How A Swiss Army Knife Means 'Love' To Editor Brie Dyas

Editor Brie Dyas's Swiss Army Knife

Even if you're independent and mature for your age, it's hard to anticipate the loneliness of your first solo apartment. Which is why, after my parents moved the last box into my new home and left, I did the following: I climbed on top of my dining room table/desk and cried.

To say that I planned on moving out at the first chance is an understatement. Though I'm lucky to have a great relationship with my parents, I wasn't lucky enough to avoid the arbitrary resentment and stubbornness that plagues every young adult from age 18-22. And though I was certainly annoying, I did have enough of a work ethic to save enough money to move into my first place, sans roommates, at 22. (How did I do this? By working about three jobs at once during college, taking care of my grandmother in exchange for free off-off-campus housing and apparently never sleeping.)

Though it wasn't in a trendy neighborhood and had the dimensions of a shoebox, my first place was housed in a Royal Tenenbaums-esque building and had a (non-working) marble fireplace. In this backdrop of faded grandeur, I conducted myself with the zeal of a Dickensian orphan. Free of the confines of parental guidance, I ate exactly one meal a day, scavenged from whatever was in grabbing distance inside the cabinets, while huddled up in blankets to protect myself against the mysterious drafts that circulated through the combination living/bedroom.

Later, I would realize that "old-world charm" was synonymous with "absentee landlord."

It hadn't helped that I signed up for a demanding job in demanding conditions with a demanding boss. Though I would thrive in the conditions somehow, the only directly visible beneficiary at the time for the 12-hour days seemed to be the Seagram's Corporation.

Yes, I entertained. Yes, I dated. But overall, it was an adjustment period that I just hadn't anticipated. And when you're 22 and afflicted with arbitrary stubbornness, you forget a big thing: That this is a rite of passage that all adults, at some point, have experienced. At 22, you can't possibly think of your parents as ever being your age. It's unfortunate, because that's when you need to imagine just that.

A few weeks later, I admitted defeat and went to visit my parents. You know they can just tell when you're bothered, lonely or existing on s'mores? It must be something in your eyes. Anyway, after cooking me a proper meal, my father handed me...a Swiss Army knife.

I know, it's such a Dad thing to do. I was appropriately mystified, since I wasn't planning on going huntin', fishin' or anything that would ever end with an n'. But he explained, cryptically, that it would make sense one day. It was very similar to the time he dropped me off at college and handed me a Motley Crue tape. (Mentally, I've rewritten the scene to have him hand me Theatre Of Pain and say "This has always brought me luck," like Elizabeth Taylor in a White Diamonds commercial.)

Over the years, I would find plenty of reasons to use a Swiss Army knife. First of all, if I ever park in a garage, the attendant takes note of the knife dangling from the keychain and knows that I mean business. Relatedly, I feel much better walking down the street from the subway. It's a spring in my step that lets everyone know that I'm carrying a Swiss Army knife.

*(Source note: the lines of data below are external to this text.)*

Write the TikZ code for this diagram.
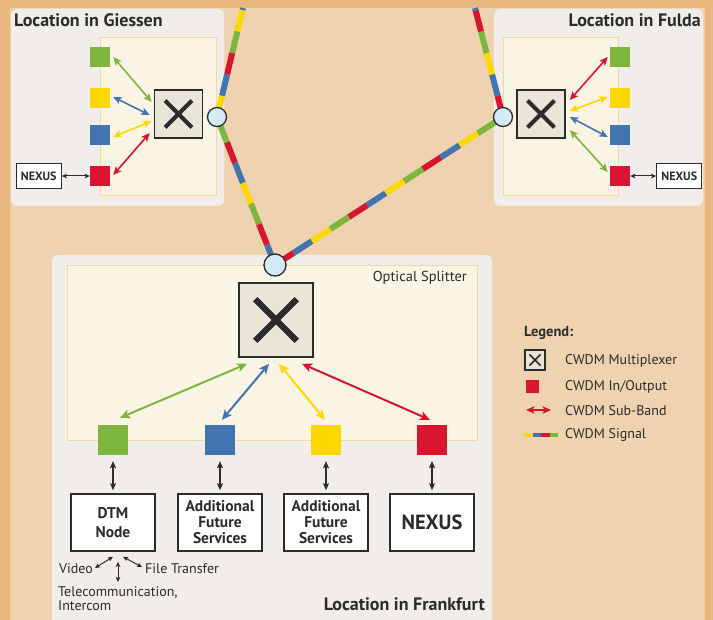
\documentclass[tikz,border=0pt]{standalone}
\usepackage{fontspec}
\setmainfont{PT Sans}
\usepackage{xcolor}
\definecolor{cFrame}{HTML}{E8B87E}
\definecolor{cBack}{HTML}{EFD3B0}
\definecolor{cPanel}{HTML}{F0EDEA}
\definecolor{cInner}{HTML}{FAF4E5}
\definecolor{cInnerLine}{HTML}{EEDA9A}
\definecolor{cGreen}{HTML}{7DB63F}
\definecolor{cYellow}{HTML}{FDD800}
\definecolor{cBlue}{HTML}{4274B0}
\definecolor{cRed}{HTML}{D9142E}
\definecolor{cMux}{HTML}{E9E6D9}
\definecolor{cJoint}{HTML}{D4EAF8}
\definecolor{cText}{HTML}{2B2B2B}
\usepackage{tikz}
\usetikzlibrary{positioning,arrows.meta}
\tikzset{
  panel/.style={fill=cPanel,rounded corners=6pt},
  inner-box/.style={fill=cInner,draw=cInnerLine,line width=1pt},
  mux/.style={draw=cText,line width=1.6pt,fill=cMux,inner sep=0pt,minimum size=#1pt,
    path picture={
      \draw[cText,line width=#1*0.085pt,shorten <=#1*0.31pt,shorten >=#1*0.31pt]
        (path picture bounding box.south west) -- (path picture bounding box.north east);
      \draw[cText,line width=#1*0.085pt,shorten <=#1*0.31pt,shorten >=#1*0.31pt]
        (path picture bounding box.north west) -- (path picture bounding box.south east);}},
  io-sq/.style={inner sep=0pt,minimum size=#1pt},
  junction/.style={circle,draw=cText,line width=1.3pt,fill=cJoint,inner sep=0pt,minimum size=#1pt},
  % one colour per wavelength, the four dash patterns interleave
  fiber/.style n args={4}{line width=6pt,
    postaction={draw=#1,dash pattern=on 22pt off 66pt},
    postaction={draw=#2,dash pattern=on 22pt off 66pt,dash phase=66pt},
    postaction={draw=#3,dash pattern=on 22pt off 66pt,dash phase=44pt},
    postaction={draw=#4,dash pattern=on 22pt off 66pt,dash phase=22pt}},
  fiber-key/.style={line width=3.6pt,
    postaction={draw=cYellow,dash pattern=on 8.5pt off 25.5pt},
    postaction={draw=cBlue,dash pattern=on 8.5pt off 25.5pt,dash phase=25.5pt},
    postaction={draw=cRed,dash pattern=on 8.5pt off 25.5pt,dash phase=17pt},
    postaction={draw=cGreen,dash pattern=on 8.5pt off 25.5pt,dash phase=8.5pt}},
  band/.style={{Stealth[length=10pt,width=9pt,inset=2.5pt]}-{Stealth[length=10pt,width=9pt,inset=2.5pt]},
    line width=2pt,draw=#1},
  band-s/.style={{Stealth[length=8.5pt,width=7.5pt,inset=2pt]}-{Stealth[length=8.5pt,width=7.5pt,inset=2pt]},
    line width=1.6pt,draw=#1},
  io-arrow/.style={{Stealth[length=7pt,width=6pt,inset=1.5pt]}-{Stealth[length=7pt,width=6pt,inset=1.5pt]},
    line width=1.3pt,draw=cText},
  io-arrow-s/.style={{Stealth[length=5pt,width=4.5pt,inset=1pt]}-{Stealth[length=5pt,width=4.5pt,inset=1pt]},
    line width=1pt,draw=cText},
  title-txt/.style={font=\fontsize{18}{20}\selectfont\bfseries,text=cText,inner sep=0pt},
  note-txt/.style={font=\fontsize{14}{14}\selectfont,text=cText,inner sep=0pt},
  svc-box/.style={draw=cText,line width=1.6pt,fill=white,minimum width=84pt,minimum height=57pt,
    align=center,inner sep=2pt,text=cText,font=\fontsize{15.5}{16}\selectfont\bfseries},
  nexus-s/.style={draw=cText,line width=1.2pt,fill=white,minimum width=45pt,minimum height=25pt,
    inner sep=1pt,text=cText,font=\fontsize{12}{13}\selectfont\bfseries},
}

\begin{document}
\begin{tikzpicture}[x=1pt,y=-1pt]
  \useasboundingbox (0,0) rectangle (713,620);
  \fill[cBack] (0,0) rectangle (713,620);
  \fill[cFrame] (0,0) rectangle (10,620) (0,0) rectangle (713,8) (705,0) rectangle (713,620);

  % sites
  \fill[panel] (11,9) rectangle (224,206);
  \fill[panel] (494,9) rectangle (703,206);
  \fill[panel] (52,255) rectangle (492,640);
  \filldraw[inner-box] (100,38) rectangle (216,196);
  \filldraw[inner-box] (503,38) rectangle (618,196);
  \filldraw[inner-box] (67,266) rectangle (477,441);

  \node[title-txt,anchor=west] (tGi) at (14,20) {Location in Giessen};
  \node[title-txt,anchor=east] (tFu) at (701,20) {Location in Fulda};
  \node[title-txt,anchor=east] (tFf) at (485,604) {Location in Frankfurt};
  \node[note-txt,anchor=east,font=\fontsize{14.5}{15}\selectfont] (tSplit) at (467,278) {Optical Splitter};

  % fibre ring
  \coordinate (jGi) at (217,117);
  \coordinate (jFu) at (503,117);
  \coordinate (jFf) at (275,265);
  \coordinate (upGi) at (243,8);
  \coordinate (upFu) at (475,8);
  \path[fiber={cYellow}{cBlue}{cRed}{cGreen}] (jGi) -- (upGi);
  \path[fiber={cRed}{cBlue}{cYellow}{cGreen}] (jFu) -- (upFu);
  \path[fiber={cBlue}{cRed}{cGreen}{cYellow}] (jFf) -- (jGi);
  \path[fiber={cRed}{cBlue}{cYellow}{cGreen}] (jFf) -- (jFu);
  \node[junction=19] (cGi) at (jGi) {};
  \node[junction=19] (cFu) at (jFu) {};
  \node[junction=22] (cFf) at (jFf) {};

  % Giessen
  \node[mux=48] (giMux) at (178.5,114) {};
  \node[io-sq=20,fill=cGreen]  (giG) at (100,57) {};
  \node[io-sq=20,fill=cYellow] (giY) at (100,98) {};
  \node[io-sq=20,fill=cBlue]   (giB) at (100,135) {};
  \node[io-sq=20,fill=cRed]    (giR) at (100,176) {};
  \node[nexus-s,left=28pt of giR] (giNx) {NEXUS};
  \draw[band-s=cGreen]  ([xshift=3pt]giG.east) -- ([xshift=-2pt,yshift=12pt]giMux.west);
  \draw[band-s=cBlue]   ([xshift=3pt,yshift=1pt]giY.east) -- ([xshift=-4pt,yshift=-1pt]giMux.west);
  \draw[band-s=cYellow] ([xshift=3pt,yshift=-2pt]giB.east) -- ([xshift=-2pt,yshift=-7pt]giMux.west);
  \draw[band-s=cRed]    ([xshift=3pt,yshift=1pt]giR.east) -- ([xshift=-4pt,yshift=-19pt]giMux.west);
  \draw[io-arrow-s] (giNx) -- (giR);

  % Fulda
  \node[mux=48] (fuMux) at (541,114) {};
  \node[io-sq=20,fill=cGreen]  (fuG) at (620,57) {};
  \node[io-sq=20,fill=cYellow] (fuY) at (620,98) {};
  \node[io-sq=20,fill=cBlue]   (fuB) at (620,135) {};
  \node[io-sq=20,fill=cRed]    (fuR) at (620,176) {};
  \node[nexus-s,right=26pt of fuR] (fuNx) {NEXUS};
  \draw[band-s=cRed]    ([xshift=4pt,yshift=14pt]fuMux.east) -- ([xshift=-2pt]fuG.west);
  \draw[band-s=cYellow] ([xshift=4pt,yshift=3pt]fuMux.east) -- ([xshift=-2pt,yshift=1pt]fuY.west);
  \draw[band-s=cBlue]   ([xshift=4pt,yshift=-3pt]fuMux.east) -- ([xshift=-2pt,yshift=-2pt]fuB.west);
  \draw[band-s=cGreen]  ([xshift=4pt,yshift=-16pt]fuMux.east) -- ([xshift=-2pt,yshift=4pt]fuR.west);
  \draw[io-arrow-s] (fuR) -- (fuNx);

  % Frankfurt
  \node[mux=74] (ffMux) at (276,320) {};
  \node[io-sq=30,fill=cGreen]  (ffG) at (113,440) {};
  \node[io-sq=30,fill=cBlue]   (ffB) at (220,440) {};
  \node[io-sq=30,fill=cYellow] (ffY) at (326,440) {};
  \node[io-sq=30,fill=cRed]    (ffR) at (432,440) {};
  \draw[band=cGreen]  ([xshift=-29pt,yshift=-6pt]ffMux.south) -- ([xshift=7pt,yshift=7pt]ffG.north);
  \draw[band=cBlue]   ([xshift=-7pt,yshift=-6pt]ffMux.south) -- ([xshift=2pt,yshift=5pt]ffB.north);
  \draw[band=cYellow] ([xshift=3pt,yshift=-6pt]ffMux.south) -- ([xshift=-1pt,yshift=5pt]ffY.north);
  \draw[band=cRed]    ([xshift=26pt,yshift=-6pt]ffMux.south) -- ([xshift=-2pt,yshift=5pt]ffR.north);

  \node[svc-box,below=38pt of ffG] (dtm) {DTM\\[3pt]Node};
  \node[svc-box,below=38pt of ffB] (svcA) {Additional\\Future\\Services};
  \node[svc-box,below=38pt of ffY] (svcB) {Additional\\Future\\Services};
  \node[svc-box,below=38pt of ffR,font=\fontsize{20.5}{22}\selectfont\bfseries] (nexus) {NEXUS};
  \foreach \s/\b in {ffG/dtm,ffB/svcA,ffY/svcB,ffR/nexus}
    \draw[io-arrow,shorten <=6pt,shorten >=3pt] (\s) -- (\b);

  \node[note-txt,anchor=east] (video) at (93,569) {Video};
  \node[note-txt,anchor=west] (file) at (145,569) {File Transfer};
  \node[note-txt,anchor=north west,align=left] (tele) at (58,586) {Telecommunication,\\Intercom};
  \draw[io-arrow-s] ([yshift=-5pt]dtm.south) -- ([xshift=2pt,yshift=1pt]video.east);
  \draw[io-arrow-s] ([xshift=5pt,yshift=-10pt]dtm.south) -- ([xshift=60pt,yshift=4pt]tele.north west);
  \draw[io-arrow-s] ([xshift=10pt,yshift=-5pt]dtm.south) -- ([xshift=-3pt,yshift=2pt]file.west);

  % legend
  \node[note-txt,font=\fontsize{14.5}{15}\selectfont\bfseries,anchor=west] (lgTitle) at (524,333) {Legend:};
  \node[mux=20,line width=1.2pt] (lgMux) at (535,360) {};
  \node[io-sq=13,fill=cRed] (lgSq) at (532.5,386.5) {};
  \coordinate (lgA1) at (526,410);
  \coordinate (lgA2) at (551,410);
  \coordinate (lgS1) at (524,435);
  \coordinate (lgS2) at (558,435);
  \draw[band-s=cRed,line width=1.5pt] (lgA1) -- (lgA2);
  \path[fiber-key] (lgS1) -- (lgS2);
  \node[note-txt,anchor=west] (lgT1) at (565,361) {CWDM Multiplexer};
  \node[note-txt,anchor=west] (lgT2) at (565,387) {CWDM In/Output};
  \node[note-txt,anchor=west] (lgT3) at (565,411) {CWDM Sub-Band};
  \node[note-txt,anchor=west] (lgT4) at (565,435) {CWDM Signal};
\end{tikzpicture}
\end{document}
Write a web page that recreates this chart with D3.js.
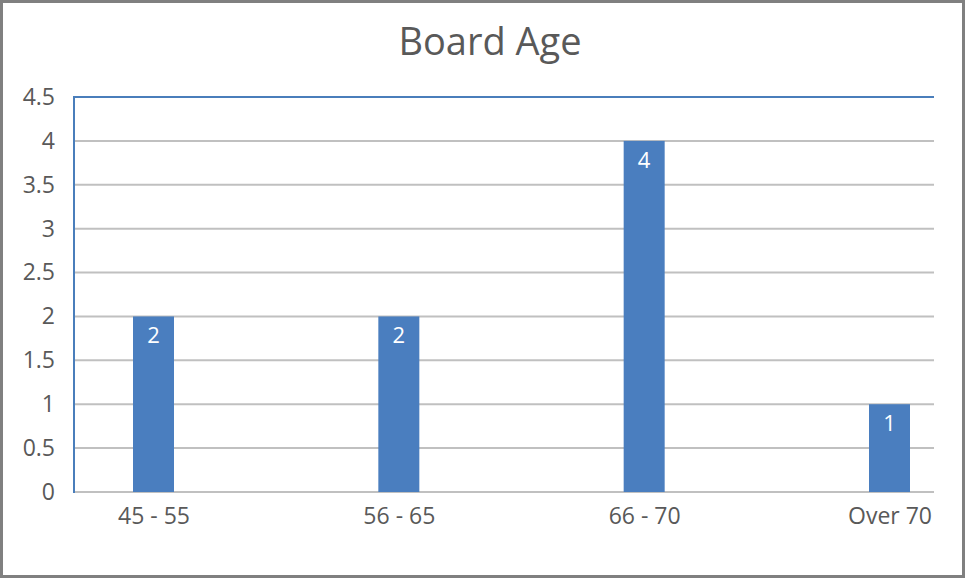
<!DOCTYPE html>
<html>
<head>
<meta charset="utf-8">
<script src="https://cdn.jsdelivr.net/npm/d3@7"></script>
<style>
body { margin: 0; background: #fff; }
text { font-family: "Open Sans", "Liberation Sans", sans-serif; }
</style>
</head>
<body>
<div id="chart"></div>
<script>
// chart data
var categories = ["45 - 55", "56 - 65", "66 - 70", "Over 70"];
var counts = [2, 2, 4, 1];
var yTicks = [0, 0.5, 1, 1.5, 2, 2.5, 3, 3.5, 4, 4.5];
var title = "Board Age";

var width = 966, height = 580;
var plotLeft = 74, plotRight = 934, plotTop = 97, plotBottom = 492;
var barWidth = 41;
var labelSize = "23px";

var svg = d3.select("#chart").append("svg")
    .attr("width", width)
    .attr("height", height);

svg.append("rect")
    .attr("x", 1.5).attr("y", 1.5)
    .attr("width", 962).attr("height", 575)
    .attr("fill", "#fff")
    .attr("stroke", "#808080")
    .attr("stroke-width", 3);

var x = d3.scalePoint()
    .domain(categories)
    .range([plotLeft + 79.5, plotRight - 44.5]);

var y = d3.scaleLinear()
    .domain([0, 4.5])
    .range([plotBottom, plotTop]);

// gridlines
svg.append("g").selectAll("line")
    .data(yTicks)
    .enter().append("line")
    .attr("x1", plotLeft).attr("x2", plotRight)
    .attr("y1", function(d){ return y(d); })
    .attr("y2", function(d){ return y(d); })
    .attr("stroke", function(d){ return d === 4.5 ? "#4a7ebb" : "#c0c0c0"; })
    .attr("stroke-width", 2);

// y axis line
svg.append("line")
    .attr("x1", plotLeft).attr("x2", plotLeft)
    .attr("y1", plotTop - 1).attr("y2", plotBottom + 1)
    .attr("stroke", "#4a7ebb")
    .attr("stroke-width", 2);

// y tick labels
var yAxis = d3.axisLeft(y).tickValues(yTicks).tickSize(0).tickPadding(0)
    .tickFormat(function(d){ return d; });
var gy = svg.append("g")
    .attr("transform", "translate(" + 55 + ",0)")
    .call(yAxis);
gy.select(".domain").remove();
gy.selectAll("text")
    .attr("fill", "#595959")
    .style("font-size", labelSize);

// bars
svg.append("g").selectAll("rect")
    .data(counts)
    .enter().append("rect")
    .attr("x", function(d, i){ return x(categories[i]) - barWidth / 2; })
    .attr("width", barWidth)
    .attr("y", function(d){ return y(d); })
    .attr("height", function(d){ return y(0) - y(d); })
    .attr("fill", "#4a7ebf");

// data labels
svg.append("g").selectAll("text")
    .data(counts)
    .enter().append("text")
    .attr("x", function(d, i){ return x(categories[i]); })
    .attr("y", function(d){ return y(d) + 27; })
    .attr("text-anchor", "middle")
    .attr("fill", "#fff")
    .style("font-size", "22px")
    .text(function(d){ return d; });

// x axis labels
var xAxis = d3.axisBottom(x).tickSize(0).tickPadding(0);
var gx = svg.append("g")
    .attr("transform", "translate(0," + 508 + ")")
    .call(xAxis);
gx.select(".domain").remove();
gx.selectAll("text")
    .attr("fill", "#595959")
    .style("font-size", labelSize);

// title
svg.append("text")
    .attr("x", 490)
    .attr("y", 55)
    .attr("text-anchor", "middle")
    .attr("fill", "#595959")
    .style("font-size", "38px")
    .text(title);
</script>
</body>
</html>
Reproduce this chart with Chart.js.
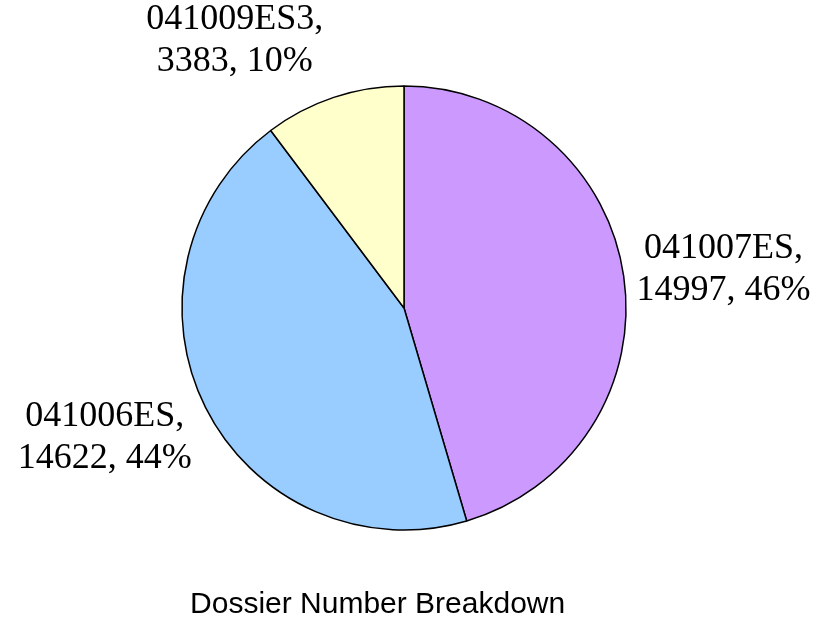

But mostly, I use it for the every day things that you would use a Swiss Army knife for: Cutting through tightly-secured packages, putting together furniture and opening bottles when the standard tools can't be readily found. The corkscrew has been used so many times that it opens on its own.

In short, it's like having a Dad around, even though he's technically about a hundred miles away. Years later, whenever I look at the Swiss Army knife, I think not only of him and my Mom, but of just how far I've come from that first apartment loneliness and all the baggage of being a 22-year-old. I'm in a different place now, in every sense of the word. It would, in fact, stun 22-year-old me to know how much things change in a span of a few years. Or it would make that version of me run for the s'mores and ratty blanket. Like the Dad lion appearing to Simba in The Lion King, the knife says "Remember who you are." And remember that, even at your most obnoxious moments, there are people who not only tolerate you, but love you.

Though I still have no idea what that Motley Crue tape was for.